Cacio e pepe pizza

Total: 2 hr 45 min. | Active: 30 min.
vegetarian

Ingredients

for 4 people

Dough
500 g white flour
1 ½ tsp salt
1 tsp sugar
½ cube yeast (approx. 20 g), crumbled
3 ½ dl water
2 tbsp olive oil
Sauce
50 g butter
2 tbsp white flour
3 dl milk
80 g grated Pecorino
  salt and pepper to taste
To serve
150 g mozzarella, torn into pieces
2 tsp peppercorns, coarsely crushed

How it's done

Dough

In a bowl, mix the flour with all the other ingredients up to and including the yeast. Add the water and oil, mix, knead to form a soft, smooth dough using the dough hook on a food processor. Cover and leave to rise at room temperature for approx. 2 hrs. until doubled in size.

Sauce

Heat the butter in a pan. Add the flour, cook over a medium heat while stirring with a whisk; the flour must not take on any colour. Remove the pan from the heat. Pour in all of the milk at once, bring to the boil while stirring, reduce the heat, season, simmer for approx. 10 mins., stirring occasionally until the sauce is thick and creamy. Stir in the cheese, allow to cool slightly.

Pizza

Place a baking tray in the cold oven, heat the oven to 220 °C. Divide the dough in half, shape into 2 balls, flatten a little.

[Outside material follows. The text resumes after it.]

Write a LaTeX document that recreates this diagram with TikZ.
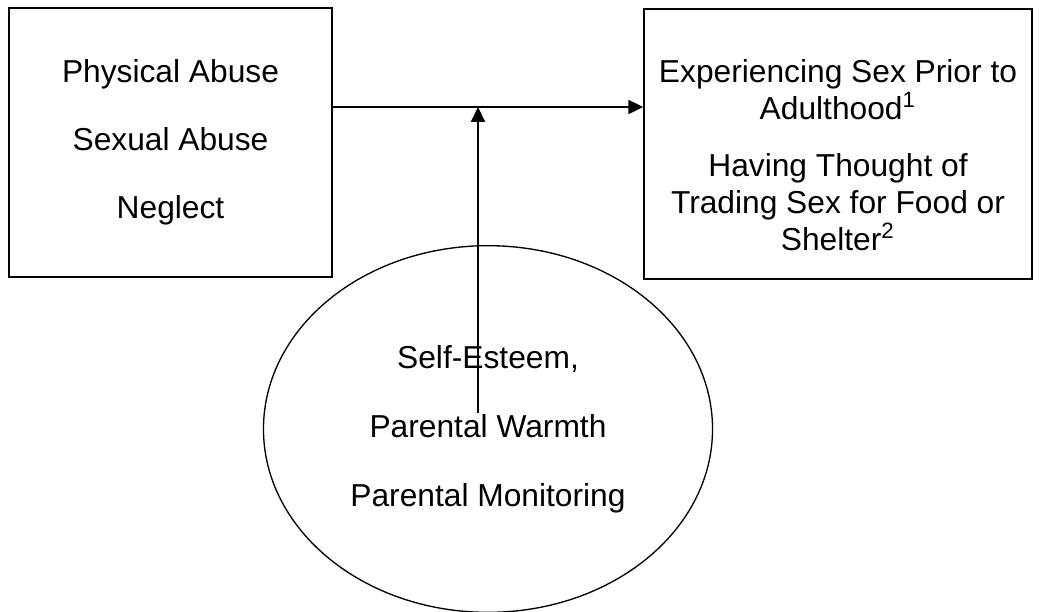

On a lightly floured surface, stretch the dough into circles, transfer each pizza base to a sheet of baking paper.

To bake

Carefully slide one pizza (incl. baking paper) onto the hot baking tray. Spread half of the sauce on the base, bake for approx. 15 mins. on the bottom shelf of the preheated oven. Remove from the oven, cut the pizza into quarters, serve.

To serve

Top the pizza with half of the cheese and pepper. Bake the second pizza in the same way.